- Episode no.: Season 3 Episode 7
- Directed by: Carl Franklin
- Written by: Chip Johannessen
- Production code: 3WAH07
- Original air date: November 10, 2013
- Running time: 48 minutes

Guest appearances
- Clark Johnson as Detective Johnson; Nazanin Boniadi as Fara Sherazi; Shaun Toub as Majid Javadi; William Abadie as Alan Bernard; Vincent Irizarry as Captain Lonza;

Episode chronology
| ← Previous "Still Positive" | Next → "A Red Wheelbarrow" |
- Homeland season 3

= Gerontion (Homeland) =

"Gerontion" is the seventh episode of the third season of the American television drama series Homeland, and the 31st episode overall. It premiered on Showtime on November 10, 2013.

== Plot ==
At the safehouse, Javadi (Shaun Toub) assumes that he'll be expected to give up state secrets to the CIA. Saul (Mandy Patinkin) informs him of his broader plan: Javadi will be returned to his post in Iran, secretly acting as an asset of the CIA. Javadi balks at the idea, but Saul leaves him no choice; he will have Javadi returned to Iran regardless, either as an undercover agent or as a traitor to Iran. Fara (Nazanin Boniadi) is angered when she realizes that Javadi is being sent back to Iran, citing the irreparable damage that he did, and could continue to do, to that country. Before leaving, Javadi confirms to Saul that Brody (Damian Lewis) was not responsible for the Langley bombing.

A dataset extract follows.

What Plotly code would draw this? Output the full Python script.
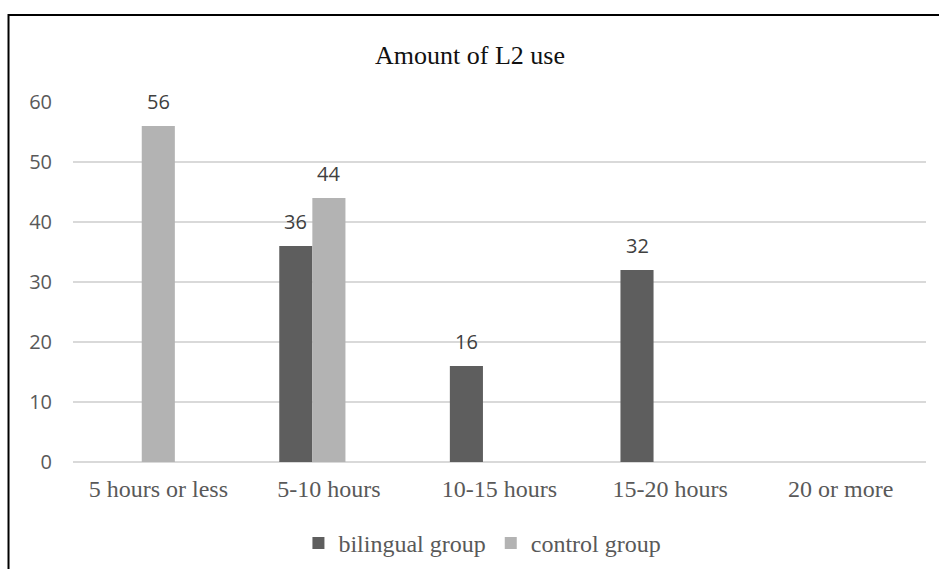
import plotly.graph_objects as go

# Chart data
categories = ["5 hours or less", "5-10 hours", "10-15 hours", "15-20 hours", "20 or more"]
bilingual_group = [None, 36, 16, 32, None]
control_group = [56, 44, None, None, None]
y_ticks = [0, 10, 20, 30, 40, 50, 60]

series = [
    ("bilingual group", bilingual_group, "#5e5e5e"),
    ("control group", control_group, "#b3b3b3"),
]

BAR_W = 0.194          # bar width in category units
OFFSETS = [-0.291, -0.097]  # left edge of each series' bar relative to category centre

SERIF = "Liberation Serif, Times New Roman, serif"
SANS = "Open Sans, Calibri, sans-serif"

fig = go.Figure()
idx = list(range(len(categories)))

for (name, vals, color), off in zip(series, OFFSETS):
    fig.add_trace(go.Bar(
        x=idx, y=vals, name=name,
        width=BAR_W, offset=off,
        marker=dict(color=color, line=dict(width=0)),
    ))

# Value labels above the bars
annotations = []
for (name, vals, color), off in zip(series, OFFSETS):
    for i, v in enumerate(vals):
        if v is None:
            continue
        annotations.append(dict(
            x=i + off + BAR_W / 2, y=v, xref="x", yref="y",
            text=str(v), showarrow=False, yanchor="middle", yshift=25,
            font=dict(family=SANS, size=20, color="#404040"),
        ))

# Title
annotations.append(dict(
    x=0.465, y=1.128, xref="paper", yref="paper",
    text="Amount of L2 use", showarrow=False,
    xanchor="center", yanchor="middle",
    font=dict(family=SERIF, size=26, color="#111111"),
))

fig.update_layout(
    width=939, height=569,
    margin=dict(l=73, r=13, t=102, b=107, autoexpand=False),
    paper_bgcolor="white", plot_bgcolor="white",
    barmode="overlay",
    showlegend=True,
    legend=dict(
        orientation="h", x=0.48, xanchor="center", y=-0.226, yanchor="middle",
        font=dict(family=SERIF, size=24, color="#595959"),
        bgcolor="rgba(0,0,0,0)",
    ),
    annotations=annotations,
    shapes=[dict(
        type="path", xref="paper", yref="paper",
        path="M -0.0756 -0.4 L -0.0756 1.2415 L 1.05 1.2415",
        line=dict(color="#000000", width=2),
    )],
)

fig.update_xaxes(
    range=[-0.5, 4.5], tickvals=idx, ticktext=categories,
    showgrid=False, zeroline=False, showline=False,
    ticks="", ticklabelstandoff=10,
    tickfont=dict(family=SERIF, size=24, color="#595959"),
    fixedrange=True,
)
fig.update_yaxes(
    range=[0, 60], tickvals=y_ticks,
    showgrid=True, gridcolor="#d9d9d9", gridwidth=1.5,
    zeroline=True, zerolinecolor="#d9d9d9", zerolinewidth=1.5,
    showline=False, ticks="", ticklabelstandoff=20,
    tickfont=dict(family=SANS, size=20, color="#595959"),
    fixedrange=True,
)

fig.write_html("out.html")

Dar Adal (F. Murray Abraham) asks Quinn (Rupert Friend) where he has been lately, but Quinn offers no information. Adal angrily presents Quinn with a security camera photograph of Quinn at the scene where Javadi's ex-wife Fariba was killed, and tells Quinn that he is the police's main suspect. Carrie (Claire Danes) asks the police captain (Vincent Irizarry) to close the investigation in the interest of national security, but the captain insists that the man in the photo be questioned first by the detective working the case. Quinn, in no danger of being prosecuted, lies and confesses to the killings in order to protect the Javadi operation. The detective (Clark Johnson) reacts with disgust and asks Quinn whether people in his line of work ever do anything but make things worse.

Saul returns to Langley where he has been largely absent despite being acting director. Dar Adal and Senator Lockhart (Tracy Letts) are both there waiting for him and looking for answers. Saul apprises them of the entire operation—the blackmailing of Javadi into cooperating, how it was done, and who was involved. When Lockhart learns that Javadi is still in the country, he demands that his departing plane be grounded so that Javadi can be tried immediately rather than used as an asset. When Saul refuses, Lockhart demands a phone where he can call the President. Pretending to comply, Saul leads him into a conference room and locks him inside until Javadi's plane has left U.S. airspace. Afterwards, Saul and Dar Adal share a drink; Adal congratulates Saul on his successful operation.

Carrie escorts Javadi to a plane to go back to Iran, keeping up the guise in front of his entourage that Carrie is the one whose hand is being forced by Javadi. Before he boards, Javadi volunteers some information to Carrie: the man who built the bomb and moved Brody's car into place at Langley is still at large in the U.S., and that Leland Bennett, Javadi's lawyer, should know his identity. Carrie goes back to Quinn asking for his help in clearing Brody's name. Quinn seemingly agrees to help, but confesses to Carrie his total disillusionment with the CIA and his doubts that any of their actions can be ultimately justifiable.

== Production ==
The episode was directed by Carl Franklin and written by executive producer Chip Johannessen.

==Reception==

===Ratings===
The episode was watched by 1.85 million viewers on its original broadcast, slightly down from the previous week's 2 million viewers.

===Critical reception===
IGN's Scott Collura rated the episode an 8.5 out of 10 on the strength of its "one-on-one character interactions that can be far more intense than any over-the-top action-thriller scenes".

Rebecca Nicholson of The Guardian praised the performance of Mandy Patinkin, saying he is "wonderful to watch, and he proved himself more than capable of carrying the episode."

== Title ==
The title comes from the eponymous "Gerontion" poem in which T. S. Eliot relates the opinions and impressions of an elderly man through a dramatic monologue describing Europe after World War I through the eyes of this elderly man who has lived the majority of his life in the 19th century. In a similar reflection, Saul speaks to Javadi of the lessons they have learned over their long careers struggling against one another, the acceptance of limitations, the insight they have gained.